Aux Antilles, cette défiance d’une partie de la population vis-à-vis de l’État et de la parole officielle s’explique également par des raisons historiques, celle de « l’occultation prolongée des conséquences de l’usage de la chlordécone (un pesticide ayant contaminé les sols et les populations) », comme l’a souligné récemment une mission d’information du Sénat sur les effets du confinement.
Dans leur rapport présenté le 18 novembre, les sénateurs alertaient sur les conséquences dramatiques que provoquerait une 5e vague épidémique qui reste « malheureusement probable ». « Les Outre-mer représentent 4 % de la population française, mais plus de 30 % des décès liés au covid de début juillet à fin octobre », soulignaient-ils.
Lire notre article: Outre-mer : le Sénat alerte sur « les conséquences dramatiques » qu’aurait une 5e vague
Victoire Jasmin qui s’était opposée à la loi du 6 août 2021 qui instaure le passe sanitaire et l’obligation vaccinale des soignants, persiste. « Le gouvernement aurait dû faire différemment, faire preuve de pédagogie, s’appuyer sur les acteurs locaux, plutôt que de brandir la menace de l’obligation vaccinale. Je remarque que le président de la région, qui fait partie de la majorité présidentielle, dit maintenant la même chose que moi ».

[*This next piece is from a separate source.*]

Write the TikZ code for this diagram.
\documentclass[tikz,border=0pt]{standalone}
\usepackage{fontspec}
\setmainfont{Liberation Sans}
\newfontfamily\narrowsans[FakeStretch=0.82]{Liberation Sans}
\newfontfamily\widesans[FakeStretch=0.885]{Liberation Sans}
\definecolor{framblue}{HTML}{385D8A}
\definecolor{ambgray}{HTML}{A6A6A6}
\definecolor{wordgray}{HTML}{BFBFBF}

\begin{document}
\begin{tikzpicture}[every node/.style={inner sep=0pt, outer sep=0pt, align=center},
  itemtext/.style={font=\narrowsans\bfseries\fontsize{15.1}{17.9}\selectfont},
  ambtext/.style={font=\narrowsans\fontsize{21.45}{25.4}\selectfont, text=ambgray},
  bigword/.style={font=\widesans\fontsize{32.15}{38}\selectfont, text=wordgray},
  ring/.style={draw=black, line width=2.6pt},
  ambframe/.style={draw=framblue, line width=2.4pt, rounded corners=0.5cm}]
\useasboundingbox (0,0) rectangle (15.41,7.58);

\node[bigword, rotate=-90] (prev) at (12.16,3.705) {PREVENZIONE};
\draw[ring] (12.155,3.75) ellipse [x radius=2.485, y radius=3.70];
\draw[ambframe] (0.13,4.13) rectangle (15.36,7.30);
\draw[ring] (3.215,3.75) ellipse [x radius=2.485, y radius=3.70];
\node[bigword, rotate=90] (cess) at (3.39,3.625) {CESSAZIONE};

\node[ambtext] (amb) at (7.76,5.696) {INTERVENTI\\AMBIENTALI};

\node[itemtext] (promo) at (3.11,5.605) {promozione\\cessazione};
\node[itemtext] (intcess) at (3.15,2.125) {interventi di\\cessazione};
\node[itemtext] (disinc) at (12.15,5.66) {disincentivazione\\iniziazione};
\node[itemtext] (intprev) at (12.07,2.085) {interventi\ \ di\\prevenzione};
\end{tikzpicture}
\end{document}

Mercredi, le président de la région Guadeloupe a rappelé son opposition à l’obligation vaccinale. « Si on s’était mis autour d’une table avec les syndicats, avec les partenaires, on aurait pu trouver des solutions (concernant) cette obligation et on aurait pu trouver une autre porte de sortie », a-t-il affirmé sur Franceinfo. Il a également estimé que le blocage « n’était pas seulement dû à cette obligation vaccinale, mais aussi à tous les problèmes que nous rencontrons ».

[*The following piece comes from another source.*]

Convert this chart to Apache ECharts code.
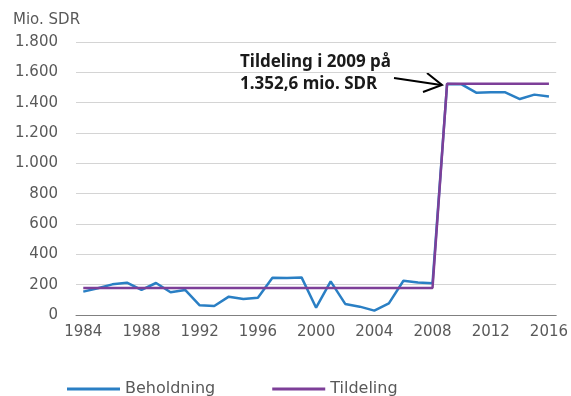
<!DOCTYPE html>
<html>
<head>
<meta charset="utf-8">
<script src="https://cdn.jsdelivr.net/npm/echarts@6/dist/echarts.min.js"></script>
<style>
html, body { margin: 0; padding: 0; background: #fff; }
#chart { width: 571px; height: 396px; }
</style>
</head>
<body>
<div id="chart"></div>
<script>
// år og verdier (mio. SDR)
var years = [];
for (var y = 1984; y <= 2016; y++) { years.push(String(y)); }

var beholdning = [154, 176, 202, 213, 165, 211, 150, 165, 64, 59,
	121, 105, 114, 246, 244, 248, 48, 222, 73, 55,
	29, 77, 226, 215, 209, 1523, 1521, 1466, 1468, 1468,
	1424, 1453, 1440];

var tildeling = [178, 178, 178, 178, 178, 178, 178, 178, 178, 178,
	178, 178, 178, 178, 178, 178, 178, 178, 178, 178,
	178, 178, 178, 178, 178, 1525, 1525, 1525, 1525, 1525,
	1525, 1525, 1525];

var seriesNames = ['Beholdning', 'Tildeling'];
var noteText = 'Tildeling i 2009 på\n1.352,6 mio. SDR';

var myChart = echarts.init(document.getElementById('chart'));
var fontName = 'DejaVu Sans';
var grey = '#595959';

var option = {
	animation: false,
	title: {
		text: 'Mio. SDR',
		left: 8,
		top: 8,
		textStyle: { fontFamily: fontName, fontSize: 15, fontWeight: 'normal', color: grey }
	},
	grid: { left: 76, right: 13, top: 42, bottom: 81 },
	legend: {
		data: seriesNames,
		left: 62,
		top: 376,
		itemWidth: 53,
		itemHeight: 3,
		itemGap: 57,
		icon: 'rect',
		textStyle: { fontFamily: fontName, fontSize: 16, color: grey }
	},
	xAxis: {
		type: 'category',
		data: years,
		boundaryGap: true,
		axisLine: { lineStyle: { color: '#808080', width: 1 } },
		axisTick: { inside: true, length: 4, interval: 0, lineStyle: { color: '#808080' } },
		axisLabel: { interval: 3, margin: 10, fontFamily: fontName, fontSize: 15, color: grey }
	},
	yAxis: {
		type: 'value',
		min: 0,
		max: 1800,
		interval: 200,
		axisLine: { show: false },
		axisTick: { show: false },
		splitLine: { lineStyle: { color: '#d4d4d4', width: 1 } },
		axisLabel: {
			margin: 18,
			fontFamily: fontName, fontSize: 15, color: grey,
			formatter: function (v) { return String(v).replace(/\B(?=(\d{3})+(?!\d))/g, '.'); }
		}
	},
	series: [{
		name: seriesNames[0],
		type: 'line',
		data: beholdning,
		symbol: 'none',
		lineStyle: { color: '#2a7fc4', width: 2.5 },
		itemStyle: { color: '#2a7fc4' }
	}, {
		name: seriesNames[1],
		type: 'line',
		data: tildeling,
		symbol: 'none',
		lineStyle: { color: '#7d3f98', width: 2.5 },
		itemStyle: { color: '#7d3f98' }
	}],
	graphic: [{
		type: 'text',
		left: 240,
		top: 51,
		style: {
			text: noteText,
			font: 'bold 17px "Noto Sans"',
			fill: '#1a1a1a',
			lineHeight: 22
		}
	}, {
		type: 'polyline',
		shape: { points: [[394, 78], [441, 85]] },
		style: { stroke: '#000', lineWidth: 2, fill: null }
	}, {
		type: 'polyline',
		shape: { points: [[427, 73], [442, 85], [423, 92]] },
		style: { stroke: '#000', lineWidth: 2, fill: null }
	}]
};

myChart.setOption(option, true);

window.addEventListener("resize", function() {
	myChart.resize();
});
</script>
</body>
</html>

« Les revendications se sont déportées vers d’autres sujets comme les revendications salariales ou la cherté de la vie »
« Les revendications se sont déportées vers d’autres sujets comme les revendications salariales ou la cherté de la vie. Des problèmes qui ne sont pas nouveaux. Mais l’obligation vaccinale les a remis au goût du jour », confirme Dominique Théophile, sénateur (RDPI à majorité En marche) de Guadeloupe.

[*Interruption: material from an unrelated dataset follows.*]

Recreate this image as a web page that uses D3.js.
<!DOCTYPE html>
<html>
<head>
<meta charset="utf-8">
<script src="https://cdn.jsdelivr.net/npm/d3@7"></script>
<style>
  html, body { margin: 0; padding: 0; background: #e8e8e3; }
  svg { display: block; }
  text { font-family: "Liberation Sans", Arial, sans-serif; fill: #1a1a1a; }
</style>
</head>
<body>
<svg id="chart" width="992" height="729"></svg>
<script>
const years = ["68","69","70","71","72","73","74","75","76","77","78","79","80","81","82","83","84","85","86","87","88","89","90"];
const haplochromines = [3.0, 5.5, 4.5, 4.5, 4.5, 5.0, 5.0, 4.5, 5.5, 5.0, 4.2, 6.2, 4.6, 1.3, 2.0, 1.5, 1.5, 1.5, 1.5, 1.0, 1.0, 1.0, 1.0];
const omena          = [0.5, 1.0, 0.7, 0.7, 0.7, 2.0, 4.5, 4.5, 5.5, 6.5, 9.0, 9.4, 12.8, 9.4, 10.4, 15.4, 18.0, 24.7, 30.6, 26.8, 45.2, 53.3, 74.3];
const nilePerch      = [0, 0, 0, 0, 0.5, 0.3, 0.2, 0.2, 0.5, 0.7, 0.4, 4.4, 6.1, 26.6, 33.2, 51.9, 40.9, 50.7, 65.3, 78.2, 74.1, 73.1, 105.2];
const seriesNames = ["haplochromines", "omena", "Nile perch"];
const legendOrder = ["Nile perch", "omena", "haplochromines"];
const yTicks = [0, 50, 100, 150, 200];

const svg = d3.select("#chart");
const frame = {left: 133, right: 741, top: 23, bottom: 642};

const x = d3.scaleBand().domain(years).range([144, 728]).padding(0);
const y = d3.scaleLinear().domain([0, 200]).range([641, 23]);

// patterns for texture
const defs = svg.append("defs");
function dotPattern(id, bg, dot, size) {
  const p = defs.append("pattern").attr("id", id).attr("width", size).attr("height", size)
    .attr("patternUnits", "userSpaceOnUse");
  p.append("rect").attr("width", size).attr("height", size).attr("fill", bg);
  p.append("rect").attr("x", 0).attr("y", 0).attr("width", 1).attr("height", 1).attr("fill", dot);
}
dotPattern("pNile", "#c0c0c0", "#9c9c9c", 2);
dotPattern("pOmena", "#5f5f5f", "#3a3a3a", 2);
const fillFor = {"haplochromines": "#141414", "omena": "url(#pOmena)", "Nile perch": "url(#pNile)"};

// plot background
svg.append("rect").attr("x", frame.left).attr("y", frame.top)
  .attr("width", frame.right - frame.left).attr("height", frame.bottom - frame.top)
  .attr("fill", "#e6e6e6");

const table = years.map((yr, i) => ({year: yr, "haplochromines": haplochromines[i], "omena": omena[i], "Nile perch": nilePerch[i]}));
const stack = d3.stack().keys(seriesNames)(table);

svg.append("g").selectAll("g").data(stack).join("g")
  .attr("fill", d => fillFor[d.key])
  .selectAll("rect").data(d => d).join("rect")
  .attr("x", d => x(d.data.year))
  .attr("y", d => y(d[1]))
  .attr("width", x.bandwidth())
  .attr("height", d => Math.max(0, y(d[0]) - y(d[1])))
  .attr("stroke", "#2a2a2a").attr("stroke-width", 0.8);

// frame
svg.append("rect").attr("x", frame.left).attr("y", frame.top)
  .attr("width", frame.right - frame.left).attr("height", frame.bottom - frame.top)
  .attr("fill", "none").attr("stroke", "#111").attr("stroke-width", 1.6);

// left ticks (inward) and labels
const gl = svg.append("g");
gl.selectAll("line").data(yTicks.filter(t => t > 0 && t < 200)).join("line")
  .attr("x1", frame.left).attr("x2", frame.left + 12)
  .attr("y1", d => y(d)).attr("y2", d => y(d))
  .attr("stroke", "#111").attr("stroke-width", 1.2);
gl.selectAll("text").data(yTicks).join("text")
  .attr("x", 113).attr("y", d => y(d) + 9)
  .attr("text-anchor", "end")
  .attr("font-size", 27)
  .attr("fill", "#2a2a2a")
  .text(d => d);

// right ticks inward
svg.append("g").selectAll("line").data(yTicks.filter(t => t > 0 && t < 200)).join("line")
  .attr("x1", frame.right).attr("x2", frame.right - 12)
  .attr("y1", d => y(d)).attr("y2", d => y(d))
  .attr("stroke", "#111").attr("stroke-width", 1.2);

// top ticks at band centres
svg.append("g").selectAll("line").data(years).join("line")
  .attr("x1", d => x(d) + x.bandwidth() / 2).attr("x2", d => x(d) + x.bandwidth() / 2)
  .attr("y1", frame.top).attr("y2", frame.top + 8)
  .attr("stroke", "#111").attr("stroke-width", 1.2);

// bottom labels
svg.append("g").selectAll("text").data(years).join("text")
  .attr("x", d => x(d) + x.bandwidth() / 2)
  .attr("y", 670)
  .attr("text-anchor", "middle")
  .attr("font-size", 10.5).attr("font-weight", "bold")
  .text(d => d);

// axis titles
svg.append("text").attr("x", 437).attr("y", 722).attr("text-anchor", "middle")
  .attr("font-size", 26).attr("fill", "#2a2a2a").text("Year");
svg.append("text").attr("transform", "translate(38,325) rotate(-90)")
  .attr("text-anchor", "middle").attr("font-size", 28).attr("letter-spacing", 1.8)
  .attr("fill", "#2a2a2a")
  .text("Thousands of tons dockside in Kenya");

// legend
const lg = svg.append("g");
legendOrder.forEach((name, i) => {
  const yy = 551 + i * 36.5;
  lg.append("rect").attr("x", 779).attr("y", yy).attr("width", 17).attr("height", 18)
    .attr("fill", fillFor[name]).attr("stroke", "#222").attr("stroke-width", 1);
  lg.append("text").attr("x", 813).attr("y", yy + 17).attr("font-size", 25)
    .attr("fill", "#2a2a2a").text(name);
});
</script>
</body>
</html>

Bien conscient des difficultés locales, le ministre de la Santé, Olivier Véran avait indiqué ne pas vouloir « rajouter la contrainte de l’obligation vaccinale » à la situation déjà critique. Raison pour laquelle, la date butoir pour l’application de cette obligation vaccinale avait été décalée d’un mois par rapport à la métropole, soit le 15 novembre, date du début de la grève.
« Je demande à ce que ma population soit protégée »
Dominique Théophile, avait d’ailleurs alerté le gouvernement via une question écrite le 21 octobre dernier dans laquelle il s’alarmait de « l’application systématique » de la mesure en Guadeloupe. « Aucun des établissements de santé du département, préalablement soumis à des tensions sociales, ne serait en capacité d’assurer la continuité des soins puisque les personnels ne seraient plus en mesure d’exercer légalement leur profession ». En conséquence, le secrétaire du Sénat demandait au ministre de la Santé quelles mesures il envisageait « afin d’éviter de générer une crise sanitaire et sociale sans précédent, dans un contexte socio-économique dans un contexte socio-économique et un climat épidémique aggravés ».
« C’était il y a un mois et nous n’étions qu’à 30 % de soignants vaccinés. La question de l’organisation des soins n’est pas une question politique, elle est transpartisane et je demande à ce que ma population soit protégée », souligne-t-il.
A ce titre Victoire Jasmin comme Dominique Théophile plaident pour différer la date butoir de l’obligation vaccinale des soignants. En Martinique, une mission de médiation a débouché dimanche sur un report de l’obligation vaccinale pour les soignants au 31 décembre.